>> START Source excerpt

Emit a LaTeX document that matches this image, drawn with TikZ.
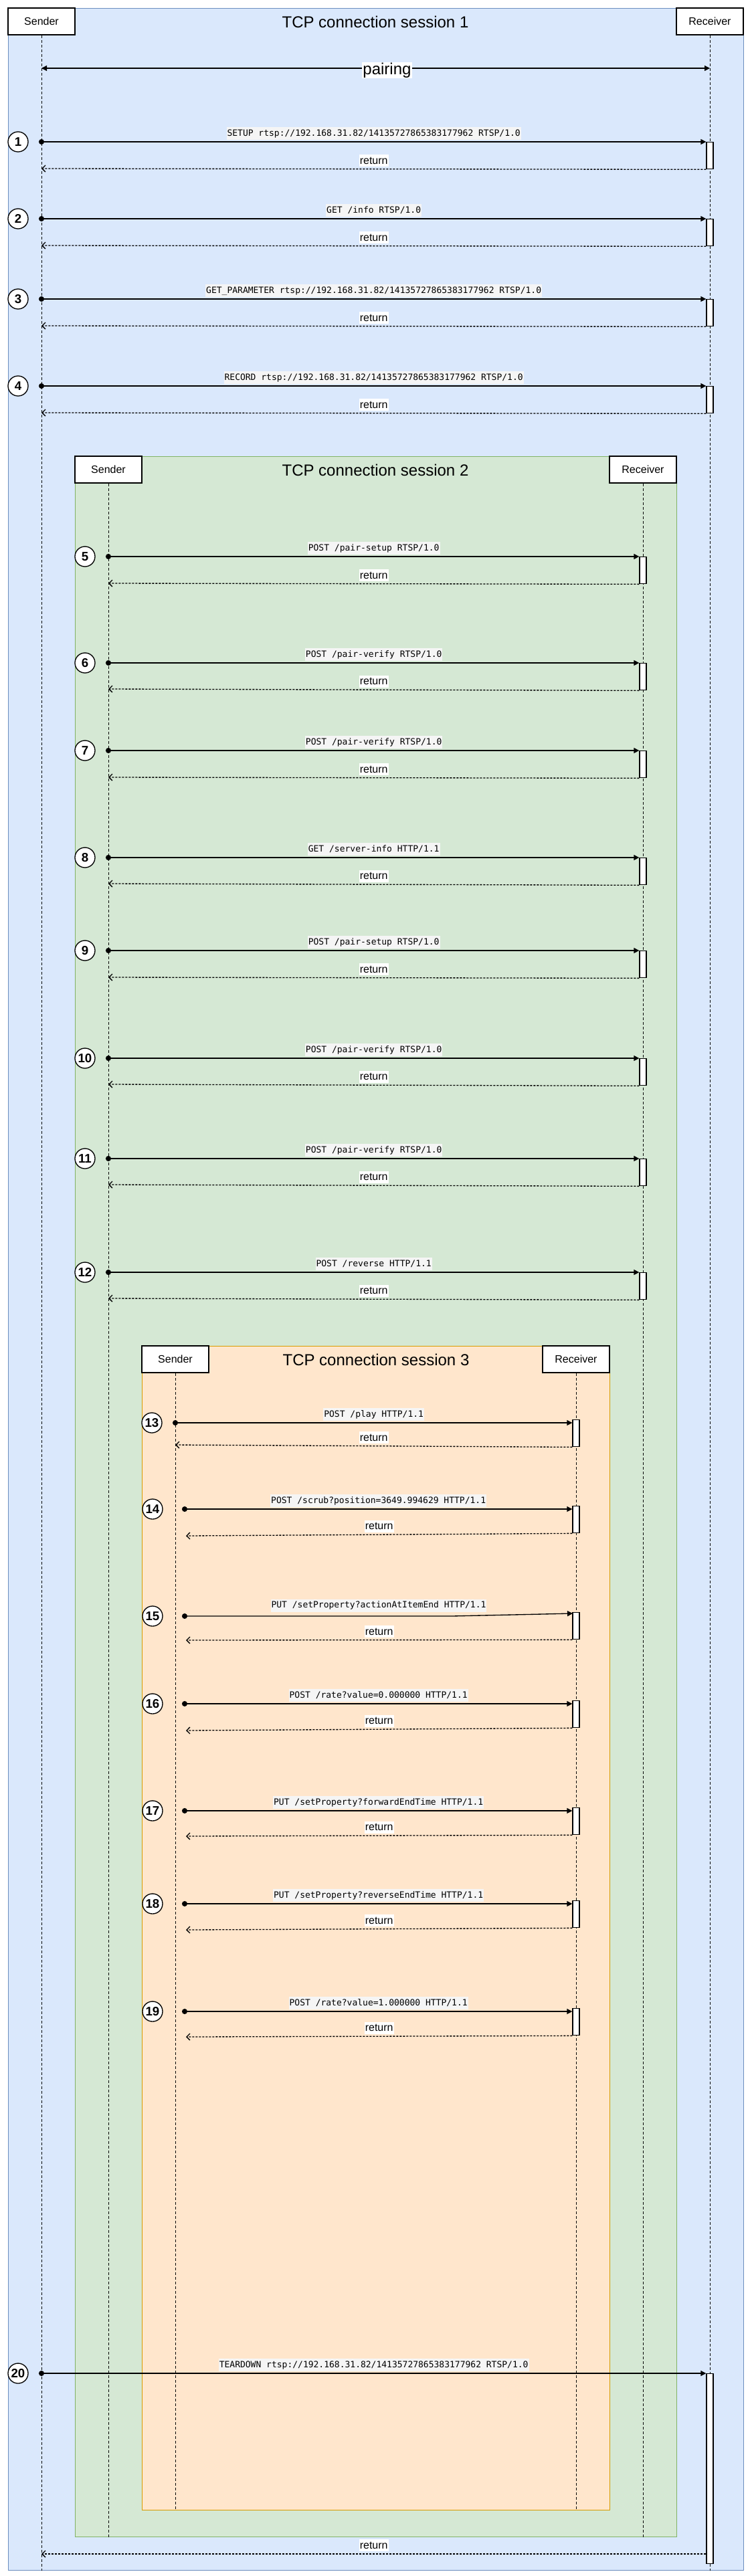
\documentclass[tikz,border=0pt]{standalone}
\usepackage{fontspec}
\setmainfont{Liberation Sans}
\newfontfamily\monofont{DejaVu Sans Mono}
\usetikzlibrary{arrows.meta}
\definecolor{bfill}{HTML}{DAE8FC}
\definecolor{bline}{HTML}{6C8EBF}
\definecolor{gfill}{HTML}{D5E8D4}
\definecolor{gline}{HTML}{82B366}
\definecolor{ofill}{HTML}{FFE6CC}
\definecolor{oline}{HTML}{D79B00}
\definecolor{labelbg}{HTML}{F5F5F5}
\tikzset{
  sessframe/.style={line width=1.2pt, minimum height=0pt, inner sep=0pt, anchor=north west},
  actor/.style={draw=black, fill=white, line width=1.33pt, minimum width=100pt, minimum height=40pt, inner sep=0pt, font=\fontsize{16}{18}\selectfont},
  sesstitle/.style={inner sep=0pt, font=\fontsize{24}{28}\selectfont},
  lifeline/.style={draw=black, line width=1pt, dash pattern=on 4pt off 3pt},
  actbox/.style={draw=black, fill=white, line width=1.33pt, minimum width=10pt, inner sep=0pt, anchor=north},
  stepnum/.style={circle, draw=black, fill=white, line width=1.33pt, minimum size=30pt, inner sep=0pt, font=\bfseries\fontsize{18.67}{20}\selectfont},
  msgline/.style={line width=1.33pt, arrows={Circle[length=8pt]-Triangle[length=8pt,width=8pt]}, shorten <=-4pt},
  retline/.style={line width=1.33pt, dash pattern=on 3pt off 2pt, arrows={-Straight Barb[length=5pt,width=10pt]}},
  pairline/.style={line width=1.33pt, arrows={Triangle[length=8pt,width=8pt]-Triangle[length=8pt,width=8pt]}},
  msglabel/.style={fill=labelbg, font=\monofont\fontsize{13}{15}\selectfont, inner xsep=1pt, inner ysep=3pt, text height=10pt, text depth=3pt, above=2pt},
  retlabel/.style={fill=white, font=\fontsize{16}{18}\selectfont, inner xsep=1pt, inner ysep=2pt, text height=12pt, text depth=2pt, above=3pt},
}
% #1 id, #2 y, #3 box top, #4 box bottom, #5 return end y, #6 label
\newcommand{\SeqMsg}[6]{%
  \node[stepnum] (n#1) at (\circx,#2) {#1};
  \coordinate (s#1) at (\dotx,#2);
  \node[actbox, minimum height={#4-#3}] (a#1) at (\recvx,#3) {};
  \coordinate (r#1) at (\retx,#5);
  \draw[msgline] (s#1) -- node[msglabel] {#6} (a#1.west |- s#1);
  \draw[retline] (a#1.south west) -- node[retlabel] {return} (r#1);
}
\begin{document}
\begin{tikzpicture}[x=1pt, y=-1pt]
\fill[white] (0,0) rectangle (1121,3851);
% ---------- session 1 ----------
\node[sessframe, fill=bfill, draw=bline, minimum width=1099pt, minimum height=3830pt] (f1) at (12,12) {};
\node[actor] (snd1) at (62,32) {Sender};
\node[actor] (rcv1) at (1061,32) {Receiver};
\draw[lifeline] (snd1.south) -- (snd1.south |- f1.south);
\draw[lifeline] (rcv1.south) -- (rcv1.south |- f1.south);
\node[sesstitle] (t1) at (561,33) {TCP connection session 1};
\coordinate (pl) at (62,102);
\coordinate (pr) at (1061,102);
\draw[pairline] (pl) -- node[pos=0.517, fill=white, inner sep=1pt, yshift=-3pt, font=\fontsize{24}{28}\selectfont] {pairing} (pr);
\def\circx{27}\def\dotx{62}\def\recvx{1061}\def\retx{62}
\SeqMsg{1}{212}{212}{252}{252}{SETUP rtsp://192.168.31.82/14135727865383177962 RTSP/1.0}
\SeqMsg{2}{327}{327}{367}{367}{GET /info RTSP/1.0}
\SeqMsg{3}{447}{447}{487}{487}{GET\_PARAMETER rtsp://192.168.31.82/14135727865383177962 RTSP/1.0}
\SeqMsg{4}{577}{577}{617}{617}{RECORD rtsp://192.168.31.82/14135727865383177962 RTSP/1.0}
% ---------- session 2 ----------
\node[sessframe, fill=gfill, draw=gline, minimum width=899pt, minimum height=3110pt] (f2) at (112,682) {};
\node[actor] (snd2) at (162,702) {Sender};
\node[actor] (rcv2) at (961,702) {Receiver};
\draw[lifeline] (snd2.south) -- (snd2.south |- f2.south);
\draw[lifeline] (rcv2.south) -- (rcv2.south |- f2.south);
\node[sesstitle] (t2) at (561,703) {TCP connection session 2};
\def\circx{127}\def\dotx{162}\def\recvx{961}\def\retx{162}
\SeqMsg{5}{832}{832}{872}{872}{POST /pair-setup RTSP/1.0}
\SeqMsg{6}{991}{991}{1031}{1030}{POST /pair-verify RTSP/1.0}
\SeqMsg{7}{1122}{1122}{1162}{1162}{POST /pair-verify RTSP/1.0}
\SeqMsg{8}{1282}{1282}{1322}{1321}{GET /server-info HTTP/1.1}
\SeqMsg{9}{1421}{1421}{1461}{1461}{POST /pair-setup RTSP/1.0}
\SeqMsg{10}{1582}{1582}{1622}{1621}{POST /pair-verify RTSP/1.0}
\SeqMsg{11}{1732}{1732}{1772}{1771}{POST /pair-verify RTSP/1.0}
\SeqMsg{12}{1902}{1902}{1942}{1941}{POST /reverse HTTP/1.1}
% ---------- session 3 ----------
\node[sessframe, fill=ofill, draw=oline, minimum width=699pt, minimum height=1740pt] (f3) at (212,2012) {};
\node[actor] (snd3) at (262,2032) {Sender};
\node[actor] (rcv3) at (861,2032) {Receiver};
\draw[lifeline] (snd3.south) -- (snd3.south |- f3.south);
\draw[lifeline] (rcv3.south) -- (rcv3.south |- f3.south);
\node[sesstitle] (t3) at (562,2033) {TCP connection session 3};
\def\circx{227}\def\dotx{262}\def\recvx{861}\def\retx{262}
\SeqMsg{13}{2127}{2122}{2162}{2160}{POST /play HTTP/1.1}
\def\circx{228}\def\dotx{276}\def\retx{278}
\SeqMsg{14}{2256}{2251}{2291}{2296}{POST /scrub?position=3649.994629 HTTP/1.1}
% message 15 (with a small kink)
\node[stepnum] (n15) at (228,2416) {15};
\coordinate (s15) at (276,2416);
\coordinate (k15) at (675,2416);
\node[actbox, minimum height=40pt] (a15) at (861,2410) {};
\coordinate (e15) at (856,2412);
\coordinate (r15) at (278,2452);
\draw[msgline] (s15) -- (k15) -- (e15);
\path (s15) -- node[msglabel, above=4pt] {PUT /setProperty?actionAtItemEnd HTTP/1.1} (s15 -| e15);
\draw[retline] (a15.south west) -- node[retlabel] {return} (r15);
\SeqMsg{16}{2547}{2542}{2582}{2587}{POST /rate?value=0.000000 HTTP/1.1}
\SeqMsg{17}{2707}{2702}{2742}{2745}{PUT /setProperty?forwardEndTime HTTP/1.1}
\SeqMsg{18}{2846}{2841}{2881}{2885}{PUT /setProperty?reverseEndTime HTTP/1.1}
\SeqMsg{19}{3007}{3002}{3042}{3045}{POST /rate?value=1.000000 HTTP/1.1}
% ---------- message 20 (session 1) ----------
\node[stepnum] (n20) at (27,3548) {20};
\coordinate (s20) at (62,3548);
\node[actbox, minimum height=284pt] (a20) at (1061,3548) {};
\coordinate (r20) at (62,3818);
\draw[msgline] (s20) -- node[msglabel] {TEARDOWN rtsp://192.168.31.82/14135727865383177962 RTSP/1.0} (a20.north west);
\draw[retline] (a20.west |- r20) -- node[retlabel] {return} (r20);
\end{tikzpicture}
\end{document}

>> END Source excerpt

Transcribe the full listing above exactly as it stands, minus the pictures.

Emit a LaTeX document that matches this image, drawn with TikZ.
\documentclass[tikz,border=0pt]{standalone}
\usepackage{fontspec}
\setmainfont{Liberation Sans}
\newfontfamily\monofont{DejaVu Sans Mono}
\usetikzlibrary{arrows.meta}
\definecolor{bfill}{HTML}{DAE8FC}
\definecolor{bline}{HTML}{6C8EBF}
\definecolor{gfill}{HTML}{D5E8D4}
\definecolor{gline}{HTML}{82B366}
\definecolor{ofill}{HTML}{FFE6CC}
\definecolor{oline}{HTML}{D79B00}
\definecolor{labelbg}{HTML}{F5F5F5}
\tikzset{
  sessframe/.style={line width=1.2pt, minimum height=0pt, inner sep=0pt, anchor=north west},
  actor/.style={draw=black, fill=white, line width=1.33pt, minimum width=100pt, minimum height=40pt, inner sep=0pt, font=\fontsize{16}{18}\selectfont},
  sesstitle/.style={inner sep=0pt, font=\fontsize{24}{28}\selectfont},
  lifeline/.style={draw=black, line width=1pt, dash pattern=on 4pt off 3pt},
  actbox/.style={draw=black, fill=white, line width=1.33pt, minimum width=10pt, inner sep=0pt, anchor=north},
  stepnum/.style={circle, draw=black, fill=white, line width=1.33pt, minimum size=30pt, inner sep=0pt, font=\bfseries\fontsize{18.67}{20}\selectfont},
  msgline/.style={line width=1.33pt, arrows={Circle[length=8pt]-Triangle[length=8pt,width=8pt]}, shorten <=-4pt},
  retline/.style={line width=1.33pt, dash pattern=on 3pt off 2pt, arrows={-Straight Barb[length=5pt,width=10pt]}},
  pairline/.style={line width=1.33pt, arrows={Triangle[length=8pt,width=8pt]-Triangle[length=8pt,width=8pt]}},
  msglabel/.style={fill=labelbg, font=\monofont\fontsize{13}{15}\selectfont, inner xsep=1pt, inner ysep=3pt, text height=10pt, text depth=3pt, above=2pt},
  retlabel/.style={fill=white, font=\fontsize{16}{18}\selectfont, inner xsep=1pt, inner ysep=2pt, text height=12pt, text depth=2pt, above=3pt},
}
% #1 id, #2 y, #3 box top, #4 box bottom, #5 return end y, #6 label
\newcommand{\SeqMsg}[6]{%
  \node[stepnum] (n#1) at (\circx,#2) {#1};
  \coordinate (s#1) at (\dotx,#2);
  \node[actbox, minimum height={#4-#3}] (a#1) at (\recvx,#3) {};
  \coordinate (r#1) at (\retx,#5);
  \draw[msgline] (s#1) -- node[msglabel] {#6} (a#1.west |- s#1);
  \draw[retline] (a#1.south west) -- node[retlabel] {return} (r#1);
}
\begin{document}
\begin{tikzpicture}[x=1pt, y=-1pt]
\fill[white] (0,0) rectangle (1121,3851);
% ---------- session 1 ----------
\node[sessframe, fill=bfill, draw=bline, minimum width=1099pt, minimum height=3830pt] (f1) at (12,12) {};
\node[actor] (snd1) at (62,32) {Sender};
\node[actor] (rcv1) at (1061,32) {Receiver};
\draw[lifeline] (snd1.south) -- (snd1.south |- f1.south);
\draw[lifeline] (rcv1.south) -- (rcv1.south |- f1.south);
\node[sesstitle] (t1) at (561,33) {TCP connection session 1};
\coordinate (pl) at (62,102);
\coordinate (pr) at (1061,102);
\draw[pairline] (pl) -- node[pos=0.517, fill=white, inner sep=1pt, yshift=-3pt, font=\fontsize{24}{28}\selectfont] {pairing} (pr);
\def\circx{27}\def\dotx{62}\def\recvx{1061}\def\retx{62}
\SeqMsg{1}{212}{212}{252}{252}{SETUP rtsp://192.168.31.82/14135727865383177962 RTSP/1.0}
\SeqMsg{2}{327}{327}{367}{367}{GET /info RTSP/1.0}
\SeqMsg{3}{447}{447}{487}{487}{GET\_PARAMETER rtsp://192.168.31.82/14135727865383177962 RTSP/1.0}
\SeqMsg{4}{577}{577}{617}{617}{RECORD rtsp://192.168.31.82/14135727865383177962 RTSP/1.0}
% ---------- session 2 ----------
\node[sessframe, fill=gfill, draw=gline, minimum width=899pt, minimum height=3110pt] (f2) at (112,682) {};
\node[actor] (snd2) at (162,702) {Sender};
\node[actor] (rcv2) at (961,702) {Receiver};
\draw[lifeline] (snd2.south) -- (snd2.south |- f2.south);
\draw[lifeline] (rcv2.south) -- (rcv2.south |- f2.south);
\node[sesstitle] (t2) at (561,703) {TCP connection session 2};
\def\circx{127}\def\dotx{162}\def\recvx{961}\def\retx{162}
\SeqMsg{5}{832}{832}{872}{872}{POST /pair-setup RTSP/1.0}
\SeqMsg{6}{991}{991}{1031}{1030}{POST /pair-verify RTSP/1.0}
\SeqMsg{7}{1122}{1122}{1162}{1162}{POST /pair-verify RTSP/1.0}
\SeqMsg{8}{1282}{1282}{1322}{1321}{GET /server-info HTTP/1.1}
\SeqMsg{9}{1421}{1421}{1461}{1461}{POST /pair-setup RTSP/1.0}
\SeqMsg{10}{1582}{1582}{1622}{1621}{POST /pair-verify RTSP/1.0}
\SeqMsg{11}{1732}{1732}{1772}{1771}{POST /pair-verify RTSP/1.0}
\SeqMsg{12}{1902}{1902}{1942}{1941}{POST /reverse HTTP/1.1}
% ---------- session 3 ----------
\node[sessframe, fill=ofill, draw=oline, minimum width=699pt, minimum height=1740pt] (f3) at (212,2012) {};
\node[actor] (snd3) at (262,2032) {Sender};
\node[actor] (rcv3) at (861,2032) {Receiver};
\draw[lifeline] (snd3.south) -- (snd3.south |- f3.south);
\draw[lifeline] (rcv3.south) -- (rcv3.south |- f3.south);
\node[sesstitle] (t3) at (562,2033) {TCP connection session 3};
\def\circx{227}\def\dotx{262}\def\recvx{861}\def\retx{262}
\SeqMsg{13}{2127}{2122}{2162}{2160}{POST /play HTTP/1.1}
\def\circx{228}\def\dotx{276}\def\retx{278}
\SeqMsg{14}{2256}{2251}{2291}{2296}{POST /scrub?position=3649.994629 HTTP/1.1}
% message 15 (with a small kink)
\node[stepnum] (n15) at (228,2416) {15};
\coordinate (s15) at (276,2416);
\coordinate (k15) at (675,2416);
\node[actbox, minimum height=40pt] (a15) at (861,2410) {};
\coordinate (e15) at (856,2412);
\coordinate (r15) at (278,2452);
\draw[msgline] (s15) -- (k15) -- (e15);
\path (s15) -- node[msglabel, above=4pt] {PUT /setProperty?actionAtItemEnd HTTP/1.1} (s15 -| e15);
\draw[retline] (a15.south west) -- node[retlabel] {return} (r15);
\SeqMsg{16}{2547}{2542}{2582}{2587}{POST /rate?value=0.000000 HTTP/1.1}
\SeqMsg{17}{2707}{2702}{2742}{2745}{PUT /setProperty?forwardEndTime HTTP/1.1}
\SeqMsg{18}{2846}{2841}{2881}{2885}{PUT /setProperty?reverseEndTime HTTP/1.1}
\SeqMsg{19}{3007}{3002}{3042}{3045}{POST /rate?value=1.000000 HTTP/1.1}
% ---------- message 20 (session 1) ----------
\node[stepnum] (n20) at (27,3548) {20};
\coordinate (s20) at (62,3548);
\node[actbox, minimum height=284pt] (a20) at (1061,3548) {};
\coordinate (r20) at (62,3818);
\draw[msgline] (s20) -- node[msglabel] {TEARDOWN rtsp://192.168.31.82/14135727865383177962 RTSP/1.0} (a20.north west);
\draw[retline] (a20.west |- r20) -- node[retlabel] {return} (r20);
\end{tikzpicture}
\end{document}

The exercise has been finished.